Over the ensuing 50-something years, we sort of went increasingly in the direction of doing what everybody else is doing – offering residential MBAs and the full suite of the usual kind of business functional degrees. Over the last five years or so, we’ve had conversations with our Board of Trustees about recapturing some of the early magic that really made the school so special. It fits so well with what Purdue does as a university. My colleagues in engineering like to joke that they’re the No. 4 ranked undergraduate engineering program in the country, and they’re bigger than the top three combined.

So that’s this excellence at scale piece. There’s always been this sense of, as the business school on a STEM oriented campus, how do we take advantage of those assets? Perhaps the biggest catalyst in this was Mung Chiang, the president elect, who was the engineering dean for the last five years. He was really instrumental in working with us to make a meaningful collaboration. We were able to accomplish a level of collaboration in curricular design and now increasingly in joint hiring of faculty that really integrates those disciplines.

So, we are sort of recreating the essence of what made the school great 60 years ago, but in a way we see as being incredibly relevant and important for today’s companies.

What do you think distinguishes Purdue’s business programs, or will distinguish them, from other programs that are trying to be more interdisciplinary and integrated?

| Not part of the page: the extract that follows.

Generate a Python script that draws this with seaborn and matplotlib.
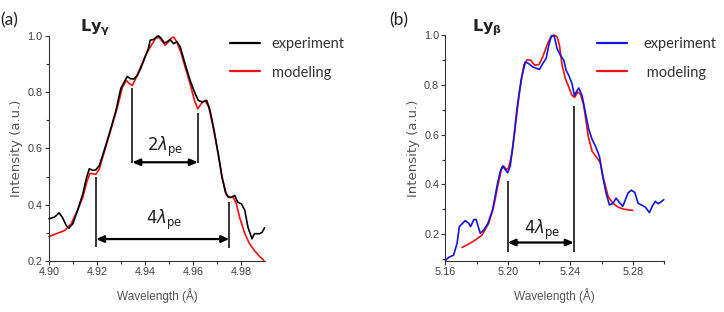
import numpy as np
import pandas as pd
import seaborn as sns
import matplotlib.pyplot as plt

# Ly-gamma (panel a)
gamma_wl_exp = [4.9000, 4.9023, 4.9042, 4.9055, 4.9072, 4.9083, 4.9099, 4.9119, 4.9141, 4.9157,
                4.9168, 4.9182, 4.9195, 4.9210, 4.9230, 4.9251, 4.9279, 4.9299, 4.9317, 4.9326,
                4.9340, 4.9354, 4.9368, 4.9382, 4.9395, 4.9414, 4.9422, 4.9437, 4.9451, 4.9457,
                4.9468, 4.9481, 4.9491, 4.9505, 4.9519, 4.9533, 4.9547, 4.9567, 4.9588, 4.9606,
                4.9622, 4.9639, 4.9657, 4.9671, 4.9688, 4.9705, 4.9721, 4.9735, 4.9747, 4.9760,
                4.9774, 4.9786, 4.9802, 4.9816, 4.9829, 4.9846, 4.9856, 4.9878, 4.9888, 4.9898]
gamma_int_exp = [0.350, 0.356, 0.371, 0.356, 0.326, 0.317, 0.332, 0.380, 0.439, 0.498,
                 0.528, 0.522, 0.524, 0.540, 0.593, 0.652, 0.735, 0.813, 0.842, 0.856,
                 0.848, 0.847, 0.860, 0.884, 0.913, 0.955, 0.985, 0.988, 0.999, 1.000,
                 0.991, 0.975, 0.979, 0.987, 0.973, 0.979, 0.961, 0.901, 0.842, 0.801,
                 0.771, 0.765, 0.771, 0.735, 0.664, 0.581, 0.498, 0.445, 0.427, 0.427,
                 0.433, 0.409, 0.403, 0.380, 0.320, 0.279, 0.297, 0.297, 0.302, 0.318]
gamma_wl_mod = [4.9000, 4.9030, 4.9065, 4.9092, 4.9119, 4.9141, 4.9157, 4.9171, 4.9184, 4.9195,
                4.9210, 4.9230, 4.9257, 4.9285, 4.9306, 4.9322, 4.9336, 4.9347, 4.9361, 4.9382,
                4.9402, 4.9422, 4.9444, 4.9457, 4.9471, 4.9484, 4.9498, 4.9510, 4.9519, 4.9533,
                4.9551, 4.9567, 4.9588, 4.9606, 4.9620, 4.9636, 4.9650, 4.9666, 4.9684, 4.9705,
                4.9721, 4.9740, 4.9754, 4.9767, 4.9781, 4.9794, 4.9816, 4.9836, 4.9856, 4.9878,
                4.9895]
gamma_int_mod = [0.287, 0.297, 0.308, 0.332, 0.380, 0.427, 0.480, 0.512, 0.510, 0.508,
                 0.528, 0.587, 0.664, 0.747, 0.818, 0.842, 0.830, 0.824, 0.848, 0.890,
                 0.931, 0.961, 0.991, 0.996, 0.982, 0.967, 0.979, 0.993, 0.996, 0.979,
                 0.937, 0.890, 0.830, 0.771, 0.741, 0.761, 0.771, 0.747, 0.676, 0.581,
                 0.498, 0.433, 0.425, 0.427, 0.403, 0.356, 0.297, 0.261, 0.237, 0.216,
                 0.202]

# Ly-beta (panel b)
beta_wl_exp = [5.1600, 5.1625, 5.1652, 5.1674, 5.1689, 5.1706, 5.1727, 5.1749, 5.1761, 5.1781,
               5.1796, 5.1813, 5.1823, 5.1845, 5.1872, 5.1902, 5.1930, 5.1951, 5.1966, 5.1983,
               5.1998, 5.2015, 5.2037, 5.2058, 5.2086, 5.2112, 5.2133, 5.2159, 5.2187, 5.2202,
               5.2223, 5.2245, 5.2262, 5.2279, 5.2296, 5.2315, 5.2336, 5.2358, 5.2373, 5.2390,
               5.2411, 5.2426, 5.2443, 5.2454, 5.2475, 5.2496, 5.2518, 5.2539, 5.2560, 5.2586,
               5.2607, 5.2629, 5.2650, 5.2672, 5.2693, 5.2721, 5.2736, 5.2753, 5.2770, 5.2791,
               5.2813, 5.2834, 5.2860, 5.2881, 5.2907, 5.2924, 5.2945, 5.2962, 5.2977, 5.2999]
beta_int_exp = [0.096, 0.109, 0.116, 0.163, 0.231, 0.242, 0.255, 0.244, 0.231, 0.258,
                0.260, 0.224, 0.204, 0.217, 0.244, 0.298, 0.393, 0.453, 0.474, 0.460,
                0.447, 0.474, 0.582, 0.703, 0.825, 0.892, 0.885, 0.872, 0.865, 0.862,
                0.885, 0.906, 0.960, 0.997, 0.997, 0.946, 0.919, 0.899, 0.858, 0.838,
                0.804, 0.757, 0.777, 0.787, 0.757, 0.690, 0.622, 0.582, 0.555, 0.514,
                0.433, 0.366, 0.318, 0.323, 0.345, 0.323, 0.312, 0.339, 0.366, 0.377,
                0.368, 0.325, 0.316, 0.309, 0.287, 0.312, 0.332, 0.323, 0.328, 0.339]
beta_wl_mod = [5.1706, 5.1749, 5.1791, 5.1834, 5.1877, 5.1909, 5.1937, 5.1958, 5.1973, 5.1988,
               5.2005, 5.2027, 5.2048, 5.2074, 5.2102, 5.2123, 5.2145, 5.2172, 5.2198, 5.2223,
               5.2251, 5.2272, 5.2294, 5.2315, 5.2330, 5.2347, 5.2368, 5.2390, 5.2411, 5.2428,
               5.2447, 5.2464, 5.2486, 5.2514, 5.2539, 5.2571, 5.2592, 5.2614, 5.2642, 5.2672,
               5.2706, 5.2742, 5.2774, 5.2800]
beta_int_mod = [0.147, 0.161, 0.177, 0.197, 0.244, 0.312, 0.400, 0.460, 0.474, 0.460,
                0.467, 0.528, 0.636, 0.771, 0.879, 0.901, 0.899, 0.879, 0.881, 0.912,
                0.960, 0.989, 1.000, 0.993, 0.960, 0.879, 0.825, 0.791, 0.757, 0.750,
                0.771, 0.764, 0.717, 0.595, 0.534, 0.507, 0.487, 0.420, 0.352, 0.325,
                0.309, 0.301, 0.298, 0.296]

# plasma-period markers (wavelength positions of the vertical bars)
gamma_2pe = [4.9347, 4.9620]
gamma_4pe = [4.9196, 4.9751]
beta_4pe = [5.1998, 5.2422]

sns.set_style('ticks')
plt.rcParams['axes.edgecolor'] = '#333333'
plt.rcParams['xtick.color'] = '#333333'
plt.rcParams['ytick.color'] = '#333333'

fig = plt.figure(figsize=(7.24, 3.12), dpi=100)
ax1 = fig.add_axes([0.0677, 0.1635, 0.2983, 0.7212])
ax2 = fig.add_axes([0.6153, 0.1644, 0.3018, 0.7234])

tickfont = dict(family='Liberation Sans', size=7.8, color='#404040')
xlabfont = dict(family='Liberation Sans', size=8.5, color='#555555')
ylabfont = dict(family='DejaVu Sans', size=9.5, color='#555555')
legfont = dict(family='Lato', size=10.5)


def draw(ax, wl_exp, int_exp, wl_mod, int_mod, exp_color):
    sns.lineplot(x=wl_mod, y=int_mod, ax=ax, color='#ee1111', lw=1.2, sort=False,
                 estimator=None, label='modeling', clip_on=False, zorder=2)
    sns.lineplot(x=wl_exp, y=int_exp, ax=ax, color=exp_color, lw=1.2, sort=False,
                 estimator=None, label='experiment', clip_on=False, zorder=3)
    sns.despine(ax=ax)
    ax.tick_params(which='major', direction='out', length=3, width=0.8, pad=1.5)
    ax.tick_params(which='minor', direction='out', length=2, width=0.8)
    ax.set_xlabel('Wavelength (Å)', labelpad=8, **xlabfont)
    ax.set_ylabel('Intensity (a.u.)', labelpad=3, **ylabfont)


def span_arrow(ax, x0, x1, y, text_x, text_y, text):
    ax.annotate('', xy=(x1, y), xytext=(x0, y),
                arrowprops=dict(arrowstyle='<|-|>,head_length=0.45,head_width=0.2',
                                color='black', lw=1.6, shrinkA=0, shrinkB=0))
    ax.text(text_x, text_y, text, ha='center', va='center', fontsize=12, color='#222222')


# panel a
draw(ax1, gamma_wl_exp, gamma_int_exp, gamma_wl_mod, gamma_int_mod, 'black')
ax1.set_xlim(4.90, 4.99)
ax1.set_ylim(0.2, 1.0)
ax1.set_xticks([4.90, 4.92, 4.94, 4.96, 4.98])
ax1.set_xticks([4.91, 4.93, 4.95, 4.97], minor=True)
ax1.set_xticklabels(['4.90', '4.92', '4.94', '4.96', '4.98'], **tickfont)
ax1.set_yticks([0.2, 0.4, 0.6, 0.8, 1.0])
ax1.set_yticks([0.3, 0.5, 0.7, 0.9], minor=True)
ax1.set_yticklabels(['0.2', '0.4', '0.6', '0.8', '1.0'], **tickfont)
ax1.vlines(gamma_2pe[0], 0.548, 0.815, color='black', lw=1.1)
ax1.vlines(gamma_2pe[1], 0.548, 0.726, color='black', lw=1.1)
span_arrow(ax1, gamma_2pe[0], gamma_2pe[1], 0.551, 4.9485, 0.605, r'$2\lambda_{\rm pe}$')
ax1.vlines(gamma_4pe[0], 0.249, 0.498, color='black', lw=1.1)
ax1.vlines(gamma_4pe[1], 0.246, 0.409, color='black', lw=1.1)
span_arrow(ax1, gamma_4pe[0], gamma_4pe[1], 0.278, 4.9478, 0.345, r'$4\lambda_{\rm pe}$')

# panel b
draw(ax2, beta_wl_exp, beta_int_exp, beta_wl_mod, beta_int_mod, '#1414dc')
ax2.set_xlim(5.16, 5.30)
ax2.set_ylim(0.094, 1.0)
ax2.set_xticks([5.16, 5.20, 5.24, 5.28])
ax2.set_xticks([5.18, 5.22, 5.26, 5.30], minor=True)
ax2.set_xticklabels(['5.16', '5.20', '5.24', '5.28'], **tickfont)
ax2.set_yticks([0.2, 0.4, 0.6, 0.8, 1.0])
ax2.set_yticks([0.1, 0.3, 0.5, 0.7, 0.9], minor=True)
ax2.set_yticklabels(['0.2', '0.4', '0.6', '0.8', '1.0'], **tickfont)
ax2.vlines(beta_4pe[0], 0.130, 0.413, color='black', lw=1.1)
ax2.vlines(beta_4pe[1], 0.130, 0.714, color='black', lw=1.1)
span_arrow(ax2, beta_4pe[0], beta_4pe[1], 0.167, 5.2219, 0.217, r'$4\lambda_{\rm pe}$')

# legends placed to the right of each curve
for ax, x0, pad in [(ax1, 230, 0.8), (ax2, 597, 1.1)]:
    h, l = ax.get_legend_handles_labels()
    l = ['experiment', ' modeling' if ax is ax2 else 'modeling']
    h = [h[1], h[0]]
    leg = ax.legend(h, l, loc='upper left', bbox_to_anchor=(x0 / 724, 1 - 37 / 312),
                    bbox_transform=fig.transFigure, frameon=False, borderpad=0,
                    borderaxespad=0, handlelength=2.05, handletextpad=pad,
                    labelspacing=1.0, prop=legfont)
    for t in leg.get_texts():
        t.set_color('#333333')
    for line in leg.get_lines():
        line.set_linewidth(1.6)

# panel tags and line names
fig.text(0.001, 0.935, '(a)', fontsize=12.5, family='Lato', color='#222222', va='center')
fig.text(389 / 724, 0.935, '(b)', fontsize=12.5, family='Lato', color='#222222', va='center')
fig.text(80 / 724, 0.91, r'$\mathbf{Ly_{\gamma}}$', fontsize=11.5, color='#222222', va='center')
fig.text(472 / 724, 0.91, r'$\mathbf{Ly_{\beta}}$', fontsize=11.5, color='#222222', va='center')

fig.savefig('out.png', dpi=100)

You know, we’ve looked pretty hard at other schools that do things jointly with engineering programs, for example. We don’t know of anyone who is integrated as deeply as we are or on the scale that we’re operating on. Some schools will operate pretty small, very high quality cross disciplinary programs, but we intend for this to be something like 40% of our undergraduate population. I think that’s one thing that’s really pretty distinctive.

There’s another piece of this that is going to be very important. There’s a program that our liberal arts college launched a number of years back called Cornerstone. The idea was to substantially upgrade a classical liberal arts experience for undergraduates at Purdue by using transformative texts. So, as students taking their English or their communications class, for example, they’re using texts that, from antiquity to modernity, are particularly relevant to the disciplines they study. Every school has an undergraduate core curriculum that covers liberal arts, but ours will be a lot more intentional and focused in order to significantly upgrade our students’ abilities to write well, speak well, and interact well, but doing it in the context of texts that are really foundational to the role of business in society, how the markets function, the roles of shareholders and stakeholders in businesses, and all these kinds of questions. The Cornerstone program within liberal arts is a nationally award winning program, and we’re taking the best parts of that and applying it in our context.